● Data segment
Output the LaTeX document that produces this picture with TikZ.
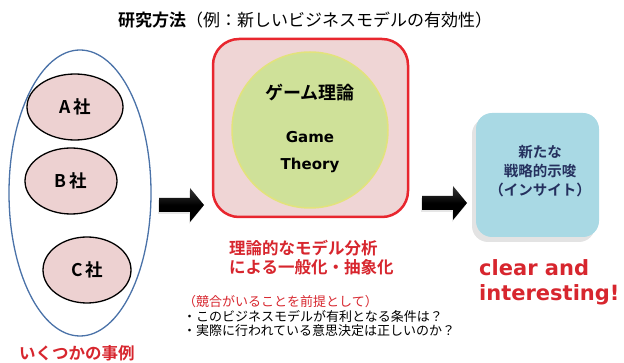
\documentclass[tikz,border=0pt]{standalone}
\usepackage{fontspec}
\usetikzlibrary{shapes.geometric,shadows}
\newfontfamily\jp{Noto Sans CJK JP}[BoldFont={Noto Sans CJK JP Bold}]
\newfontfamily\lat{DejaVu Sans}
\definecolor{redtxt}{HTML}{D7262E}
\definecolor{blueline}{HTML}{4A72A8}
\definecolor{pinkfill}{HTML}{EDD1D1}
\definecolor{boxred}{HTML}{E8262E}
\definecolor{boxfill}{HTML}{EFD5D5}
\definecolor{greenfill}{HTML}{CFE199}
\definecolor{greenedge}{HTML}{E2E37C}
\definecolor{bluefill}{HTML}{A9D9E4}
\definecolor{navy}{HTML}{25305E}
\tikzset{
  company/.style={ellipse, draw=black, line width=1.3pt, fill=pinkfill, inner sep=0,
    minimum height=66pt, font=\jp\bfseries\fontsize{17.5}{19}\selectfont},
  blockarrow/.style={top color=black!78, bottom color=black, middle color=black, draw=none,
    drop shadow={shadow xshift=-1pt, shadow yshift=-2pt, opacity=0.2}},
  redlabel/.style={text=redtxt, font=\jp\bfseries\fontsize{16.5}{19}\selectfont}
}
\begin{document}
\begin{tikzpicture}[x=1pt,y=-1pt]
\useasboundingbox (0,0) rectangle (624,363);
% title
\node[font=\jp\fontsize{17}{20}\selectfont, inner sep=0] (title) at (305,20)
  {\textbf{研究方法}（例：新しいビジネスモデルの有効性）};
% cases
\node[ellipse, draw=blueline, line width=1.3pt, minimum width=142pt, minimum height=286pt, inner sep=0] (cases) at (80,193) {};
\node[company, minimum width=96pt] (a) at (75,107) {A\,社};
\node[company, minimum width=92pt] (b) at (71,181) {B\,社};
\node[company, minimum width=88pt] (c) at (87,270) {C\,社};
\node[redlabel, inner sep=0] (caseslabel) at (77,353) {いくつかの事例};
% arrows
\coordinate (ar1) at (159,205);
\coordinate (ar2) at (422,203);
\foreach \p in {ar1,ar2}{
  \path[blockarrow] ([shift={(0,-7)}]\p) -- ++(31,0) -- ++(0,-10) -- ++(14,17)
    -- ++(-14,17) -- ++(0,-10) -- ++(-31,0) -- cycle;
}
% game theory box
\node[draw=boxred, line width=2.5pt, fill=boxfill, rounded corners=26pt,
  minimum width=195pt, minimum height=178pt, inner sep=0] (gbox) at (310.5,128) {};
\node[circle, fill=greenfill, draw=greenedge, line width=1.5pt, minimum size=156pt, inner sep=0] (gcirc) at (310,130) {};
\node[font=\jp\bfseries\fontsize{18}{20}\selectfont, inner sep=0] (gtitle) at (310,93) {ゲーム理論};
\node[font=\lat\bfseries\fontsize{15}{17}\selectfont, inner sep=0] (game) at (310,137) {Game};
\node[font=\lat\bfseries\fontsize{15}{17}\selectfont, inner sep=0] (theory) at (310,165) {Theory};
\node[redlabel, align=left, anchor=west, inner sep=0] (glabel) at (229,257.5)
  {理論的なモデル分析\\による一般化・抽象化};
% insight box
\node[fill=bluefill, rounded corners=16pt, minimum width=123pt, minimum height=124pt, inner sep=0,
  drop shadow={shadow xshift=-4pt, shadow yshift=-5pt, opacity=0.22}] (ibox) at (537.5,175) {};
\node[text=navy, align=center, font=\jp\bfseries\fontsize{14.5}{19}\selectfont, inner sep=0] (itext) at (540,171)
  {新たな\\戦略的示唆\\（インサイト）};
\node[text=redtxt, align=left, anchor=west, font=\lat\bfseries\fontsize{21}{25}\selectfont, inner sep=0] (clear) at (479,282.5)
  {clear and\\interesting!};
% bottom text
\node[align=left, anchor=west, font=\jp\fontsize{13}{14.5}\selectfont, inner sep=0] (notes) at (183,316)
  {\textcolor{redtxt}{（競合がいることを前提として）}\\・このビジネスモデルが有利となる条件は？\\・実際に行われている意思決定は正しいのか？};
\end{tikzpicture}
\end{document}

● Aim
Give every line back word for word and leave the pictures out.

● Reply
Output the LaTeX document that produces this picture with TikZ.
\documentclass[tikz,border=0pt]{standalone}
\usepackage{fontspec}
\usetikzlibrary{shapes.geometric,shadows}
\newfontfamily\jp{Noto Sans CJK JP}[BoldFont={Noto Sans CJK JP Bold}]
\newfontfamily\lat{DejaVu Sans}
\definecolor{redtxt}{HTML}{D7262E}
\definecolor{blueline}{HTML}{4A72A8}
\definecolor{pinkfill}{HTML}{EDD1D1}
\definecolor{boxred}{HTML}{E8262E}
\definecolor{boxfill}{HTML}{EFD5D5}
\definecolor{greenfill}{HTML}{CFE199}
\definecolor{greenedge}{HTML}{E2E37C}
\definecolor{bluefill}{HTML}{A9D9E4}
\definecolor{navy}{HTML}{25305E}
\tikzset{
  company/.style={ellipse, draw=black, line width=1.3pt, fill=pinkfill, inner sep=0,
    minimum height=66pt, font=\jp\bfseries\fontsize{17.5}{19}\selectfont},
  blockarrow/.style={top color=black!78, bottom color=black, middle color=black, draw=none,
    drop shadow={shadow xshift=-1pt, shadow yshift=-2pt, opacity=0.2}},
  redlabel/.style={text=redtxt, font=\jp\bfseries\fontsize{16.5}{19}\selectfont}
}
\begin{document}
\begin{tikzpicture}[x=1pt,y=-1pt]
\useasboundingbox (0,0) rectangle (624,363);
% title
\node[font=\jp\fontsize{17}{20}\selectfont, inner sep=0] (title) at (305,20)
  {\textbf{研究方法}（例：新しいビジネスモデルの有効性）};
% cases
\node[ellipse, draw=blueline, line width=1.3pt, minimum width=142pt, minimum height=286pt, inner sep=0] (cases) at (80,193) {};
\node[company, minimum width=96pt] (a) at (75,107) {A\,社};
\node[company, minimum width=92pt] (b) at (71,181) {B\,社};
\node[company, minimum width=88pt] (c) at (87,270) {C\,社};
\node[redlabel, inner sep=0] (caseslabel) at (77,353) {いくつかの事例};
% arrows
\coordinate (ar1) at (159,205);
\coordinate (ar2) at (422,203);
\foreach \p in {ar1,ar2}{
  \path[blockarrow] ([shift={(0,-7)}]\p) -- ++(31,0) -- ++(0,-10) -- ++(14,17)
    -- ++(-14,17) -- ++(0,-10) -- ++(-31,0) -- cycle;
}
% game theory box
\node[draw=boxred, line width=2.5pt, fill=boxfill, rounded corners=26pt,
  minimum width=195pt, minimum height=178pt, inner sep=0] (gbox) at (310.5,128) {};
\node[circle, fill=greenfill, draw=greenedge, line width=1.5pt, minimum size=156pt, inner sep=0] (gcirc) at (310,130) {};
\node[font=\jp\bfseries\fontsize{18}{20}\selectfont, inner sep=0] (gtitle) at (310,93) {ゲーム理論};
\node[font=\lat\bfseries\fontsize{15}{17}\selectfont, inner sep=0] (game) at (310,137) {Game};
\node[font=\lat\bfseries\fontsize{15}{17}\selectfont, inner sep=0] (theory) at (310,165) {Theory};
\node[redlabel, align=left, anchor=west, inner sep=0] (glabel) at (229,257.5)
  {理論的なモデル分析\\による一般化・抽象化};
% insight box
\node[fill=bluefill, rounded corners=16pt, minimum width=123pt, minimum height=124pt, inner sep=0,
  drop shadow={shadow xshift=-4pt, shadow yshift=-5pt, opacity=0.22}] (ibox) at (537.5,175) {};
\node[text=navy, align=center, font=\jp\bfseries\fontsize{14.5}{19}\selectfont, inner sep=0] (itext) at (540,171)
  {新たな\\戦略的示唆\\（インサイト）};
\node[text=redtxt, align=left, anchor=west, font=\lat\bfseries\fontsize{21}{25}\selectfont, inner sep=0] (clear) at (479,282.5)
  {clear and\\interesting!};
% bottom text
\node[align=left, anchor=west, font=\jp\fontsize{13}{14.5}\selectfont, inner sep=0] (notes) at (183,316)
  {\textcolor{redtxt}{（競合がいることを前提として）}\\・このビジネスモデルが有利となる条件は？\\・実際に行われている意思決定は正しいのか？};
\end{tikzpicture}
\end{document}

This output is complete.